STATED PROBLEM
Copy the data precisely, character for character, and leave out every picture.

PROVIDED DATA
━━━━━━━━━━
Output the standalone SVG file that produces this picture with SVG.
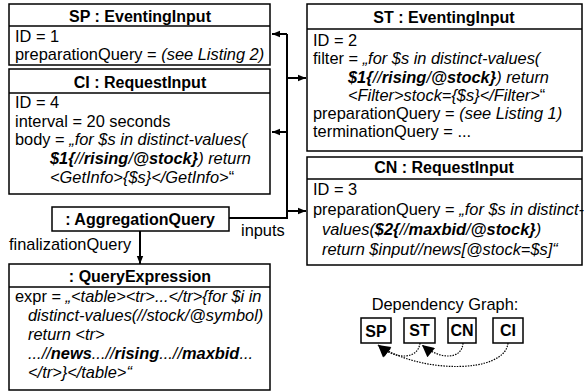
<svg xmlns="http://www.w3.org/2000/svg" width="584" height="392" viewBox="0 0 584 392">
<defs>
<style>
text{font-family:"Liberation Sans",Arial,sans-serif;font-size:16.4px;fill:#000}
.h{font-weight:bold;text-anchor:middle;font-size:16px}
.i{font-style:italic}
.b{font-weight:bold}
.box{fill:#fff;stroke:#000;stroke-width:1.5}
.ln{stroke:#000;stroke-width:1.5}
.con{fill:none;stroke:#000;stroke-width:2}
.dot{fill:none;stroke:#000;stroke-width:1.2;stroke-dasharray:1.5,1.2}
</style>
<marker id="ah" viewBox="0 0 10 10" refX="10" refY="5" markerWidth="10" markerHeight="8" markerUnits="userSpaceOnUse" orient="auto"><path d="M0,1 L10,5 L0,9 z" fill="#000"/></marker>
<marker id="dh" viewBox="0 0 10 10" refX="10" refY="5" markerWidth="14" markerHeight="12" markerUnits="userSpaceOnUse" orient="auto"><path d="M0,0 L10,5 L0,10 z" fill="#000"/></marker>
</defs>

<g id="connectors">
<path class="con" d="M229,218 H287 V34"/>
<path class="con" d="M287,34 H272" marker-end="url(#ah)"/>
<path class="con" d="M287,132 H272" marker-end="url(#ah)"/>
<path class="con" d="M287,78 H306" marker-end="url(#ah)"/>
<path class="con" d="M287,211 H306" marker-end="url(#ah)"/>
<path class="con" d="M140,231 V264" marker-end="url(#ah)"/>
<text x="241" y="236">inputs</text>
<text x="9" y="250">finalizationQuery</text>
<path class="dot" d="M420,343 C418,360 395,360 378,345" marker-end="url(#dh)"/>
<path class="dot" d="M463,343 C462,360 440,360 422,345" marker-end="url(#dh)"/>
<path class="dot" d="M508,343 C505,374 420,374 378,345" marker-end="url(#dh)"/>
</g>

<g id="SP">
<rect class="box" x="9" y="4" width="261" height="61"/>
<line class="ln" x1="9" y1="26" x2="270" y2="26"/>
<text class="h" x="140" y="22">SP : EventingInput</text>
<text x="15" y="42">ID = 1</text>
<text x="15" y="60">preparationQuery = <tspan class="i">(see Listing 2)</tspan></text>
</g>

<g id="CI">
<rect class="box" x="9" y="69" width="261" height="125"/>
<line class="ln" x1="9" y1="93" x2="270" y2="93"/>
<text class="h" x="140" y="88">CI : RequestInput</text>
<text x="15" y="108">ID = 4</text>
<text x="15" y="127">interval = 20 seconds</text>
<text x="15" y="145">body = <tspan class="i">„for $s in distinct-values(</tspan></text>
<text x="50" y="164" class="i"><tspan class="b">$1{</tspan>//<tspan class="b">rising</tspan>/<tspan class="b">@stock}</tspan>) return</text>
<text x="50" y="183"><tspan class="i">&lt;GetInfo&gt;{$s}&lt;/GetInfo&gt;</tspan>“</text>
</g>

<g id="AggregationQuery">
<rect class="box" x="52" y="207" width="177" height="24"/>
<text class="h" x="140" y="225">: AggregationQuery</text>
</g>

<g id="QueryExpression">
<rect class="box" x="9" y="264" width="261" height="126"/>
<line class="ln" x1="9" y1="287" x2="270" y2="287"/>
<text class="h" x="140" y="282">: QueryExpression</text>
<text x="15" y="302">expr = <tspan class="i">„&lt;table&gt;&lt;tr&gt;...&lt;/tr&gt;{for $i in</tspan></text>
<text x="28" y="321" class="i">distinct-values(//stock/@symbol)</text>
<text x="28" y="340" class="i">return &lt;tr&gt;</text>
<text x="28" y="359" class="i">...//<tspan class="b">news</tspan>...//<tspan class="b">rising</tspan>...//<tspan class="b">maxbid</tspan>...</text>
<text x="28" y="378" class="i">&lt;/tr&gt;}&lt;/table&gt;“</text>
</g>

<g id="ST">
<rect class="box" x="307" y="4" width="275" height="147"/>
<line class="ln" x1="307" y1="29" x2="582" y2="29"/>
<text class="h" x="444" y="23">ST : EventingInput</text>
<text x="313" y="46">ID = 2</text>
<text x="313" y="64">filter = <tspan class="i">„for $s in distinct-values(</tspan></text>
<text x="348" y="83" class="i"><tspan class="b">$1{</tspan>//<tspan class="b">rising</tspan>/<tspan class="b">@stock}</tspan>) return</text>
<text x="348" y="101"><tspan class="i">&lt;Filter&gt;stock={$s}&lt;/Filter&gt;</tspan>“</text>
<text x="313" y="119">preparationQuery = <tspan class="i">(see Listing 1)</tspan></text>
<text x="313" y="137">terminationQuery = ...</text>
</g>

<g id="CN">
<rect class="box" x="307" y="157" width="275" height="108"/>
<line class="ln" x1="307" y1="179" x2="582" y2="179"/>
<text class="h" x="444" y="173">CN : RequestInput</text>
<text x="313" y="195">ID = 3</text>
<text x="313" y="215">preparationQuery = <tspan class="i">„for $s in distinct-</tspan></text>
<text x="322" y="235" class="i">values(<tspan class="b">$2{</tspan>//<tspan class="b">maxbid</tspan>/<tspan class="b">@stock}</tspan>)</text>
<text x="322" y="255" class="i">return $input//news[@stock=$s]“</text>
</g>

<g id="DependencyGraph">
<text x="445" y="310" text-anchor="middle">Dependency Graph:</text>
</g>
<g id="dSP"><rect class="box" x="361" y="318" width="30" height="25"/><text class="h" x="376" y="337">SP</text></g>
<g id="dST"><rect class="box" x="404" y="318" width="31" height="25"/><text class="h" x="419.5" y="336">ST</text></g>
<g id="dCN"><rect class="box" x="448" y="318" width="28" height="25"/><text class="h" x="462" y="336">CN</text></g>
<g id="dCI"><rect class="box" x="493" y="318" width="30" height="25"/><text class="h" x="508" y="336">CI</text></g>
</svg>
━━━━━━━━━━
SOLUTION TO THE EXERCISE
Output the standalone SVG file that produces this picture with SVG.
<svg xmlns="http://www.w3.org/2000/svg" width="584" height="392" viewBox="0 0 584 392">
<defs>
<style>
text{font-family:"Liberation Sans",Arial,sans-serif;font-size:16.4px;fill:#000}
.h{font-weight:bold;text-anchor:middle;font-size:16px}
.i{font-style:italic}
.b{font-weight:bold}
.box{fill:#fff;stroke:#000;stroke-width:1.5}
.ln{stroke:#000;stroke-width:1.5}
.con{fill:none;stroke:#000;stroke-width:2}
.dot{fill:none;stroke:#000;stroke-width:1.2;stroke-dasharray:1.5,1.2}
</style>
<marker id="ah" viewBox="0 0 10 10" refX="10" refY="5" markerWidth="10" markerHeight="8" markerUnits="userSpaceOnUse" orient="auto"><path d="M0,1 L10,5 L0,9 z" fill="#000"/></marker>
<marker id="dh" viewBox="0 0 10 10" refX="10" refY="5" markerWidth="14" markerHeight="12" markerUnits="userSpaceOnUse" orient="auto"><path d="M0,0 L10,5 L0,10 z" fill="#000"/></marker>
</defs>

<g id="connectors">
<path class="con" d="M229,218 H287 V34"/>
<path class="con" d="M287,34 H272" marker-end="url(#ah)"/>
<path class="con" d="M287,132 H272" marker-end="url(#ah)"/>
<path class="con" d="M287,78 H306" marker-end="url(#ah)"/>
<path class="con" d="M287,211 H306" marker-end="url(#ah)"/>
<path class="con" d="M140,231 V264" marker-end="url(#ah)"/>
<text x="241" y="236">inputs</text>
<text x="9" y="250">finalizationQuery</text>
<path class="dot" d="M420,343 C418,360 395,360 378,345" marker-end="url(#dh)"/>
<path class="dot" d="M463,343 C462,360 440,360 422,345" marker-end="url(#dh)"/>
<path class="dot" d="M508,343 C505,374 420,374 378,345" marker-end="url(#dh)"/>
</g>

<g id="SP">
<rect class="box" x="9" y="4" width="261" height="61"/>
<line class="ln" x1="9" y1="26" x2="270" y2="26"/>
<text class="h" x="140" y="22">SP : EventingInput</text>
<text x="15" y="42">ID = 1</text>
<text x="15" y="60">preparationQuery = <tspan class="i">(see Listing 2)</tspan></text>
</g>

<g id="CI">
<rect class="box" x="9" y="69" width="261" height="125"/>
<line class="ln" x1="9" y1="93" x2="270" y2="93"/>
<text class="h" x="140" y="88">CI : RequestInput</text>
<text x="15" y="108">ID = 4</text>
<text x="15" y="127">interval = 20 seconds</text>
<text x="15" y="145">body = <tspan class="i">„for $s in distinct-values(</tspan></text>
<text x="50" y="164" class="i"><tspan class="b">$1{</tspan>//<tspan class="b">rising</tspan>/<tspan class="b">@stock}</tspan>) return</text>
<text x="50" y="183"><tspan class="i">&lt;GetInfo&gt;{$s}&lt;/GetInfo&gt;</tspan>“</text>
</g>

<g id="AggregationQuery">
<rect class="box" x="52" y="207" width="177" height="24"/>
<text class="h" x="140" y="225">: AggregationQuery</text>
</g>

<g id="QueryExpression">
<rect class="box" x="9" y="264" width="261" height="126"/>
<line class="ln" x1="9" y1="287" x2="270" y2="287"/>
<text class="h" x="140" y="282">: QueryExpression</text>
<text x="15" y="302">expr = <tspan class="i">„&lt;table&gt;&lt;tr&gt;...&lt;/tr&gt;{for $i in</tspan></text>
<text x="28" y="321" class="i">distinct-values(//stock/@symbol)</text>
<text x="28" y="340" class="i">return &lt;tr&gt;</text>
<text x="28" y="359" class="i">...//<tspan class="b">news</tspan>...//<tspan class="b">rising</tspan>...//<tspan class="b">maxbid</tspan>...</text>
<text x="28" y="378" class="i">&lt;/tr&gt;}&lt;/table&gt;“</text>
</g>

<g id="ST">
<rect class="box" x="307" y="4" width="275" height="147"/>
<line class="ln" x1="307" y1="29" x2="582" y2="29"/>
<text class="h" x="444" y="23">ST : EventingInput</text>
<text x="313" y="46">ID = 2</text>
<text x="313" y="64">filter = <tspan class="i">„for $s in distinct-values(</tspan></text>
<text x="348" y="83" class="i"><tspan class="b">$1{</tspan>//<tspan class="b">rising</tspan>/<tspan class="b">@stock}</tspan>) return</text>
<text x="348" y="101"><tspan class="i">&lt;Filter&gt;stock={$s}&lt;/Filter&gt;</tspan>“</text>
<text x="313" y="119">preparationQuery = <tspan class="i">(see Listing 1)</tspan></text>
<text x="313" y="137">terminationQuery = ...</text>
</g>

<g id="CN">
<rect class="box" x="307" y="157" width="275" height="108"/>
<line class="ln" x1="307" y1="179" x2="582" y2="179"/>
<text class="h" x="444" y="173">CN : RequestInput</text>
<text x="313" y="195">ID = 3</text>
<text x="313" y="215">preparationQuery = <tspan class="i">„for $s in distinct-</tspan></text>
<text x="322" y="235" class="i">values(<tspan class="b">$2{</tspan>//<tspan class="b">maxbid</tspan>/<tspan class="b">@stock}</tspan>)</text>
<text x="322" y="255" class="i">return $input//news[@stock=$s]“</text>
</g>

<g id="DependencyGraph">
<text x="445" y="310" text-anchor="middle">Dependency Graph:</text>
</g>
<g id="dSP"><rect class="box" x="361" y="318" width="30" height="25"/><text class="h" x="376" y="337">SP</text></g>
<g id="dST"><rect class="box" x="404" y="318" width="31" height="25"/><text class="h" x="419.5" y="336">ST</text></g>
<g id="dCN"><rect class="box" x="448" y="318" width="28" height="25"/><text class="h" x="462" y="336">CN</text></g>
<g id="dCI"><rect class="box" x="493" y="318" width="30" height="25"/><text class="h" x="508" y="336">CI</text></g>
</svg>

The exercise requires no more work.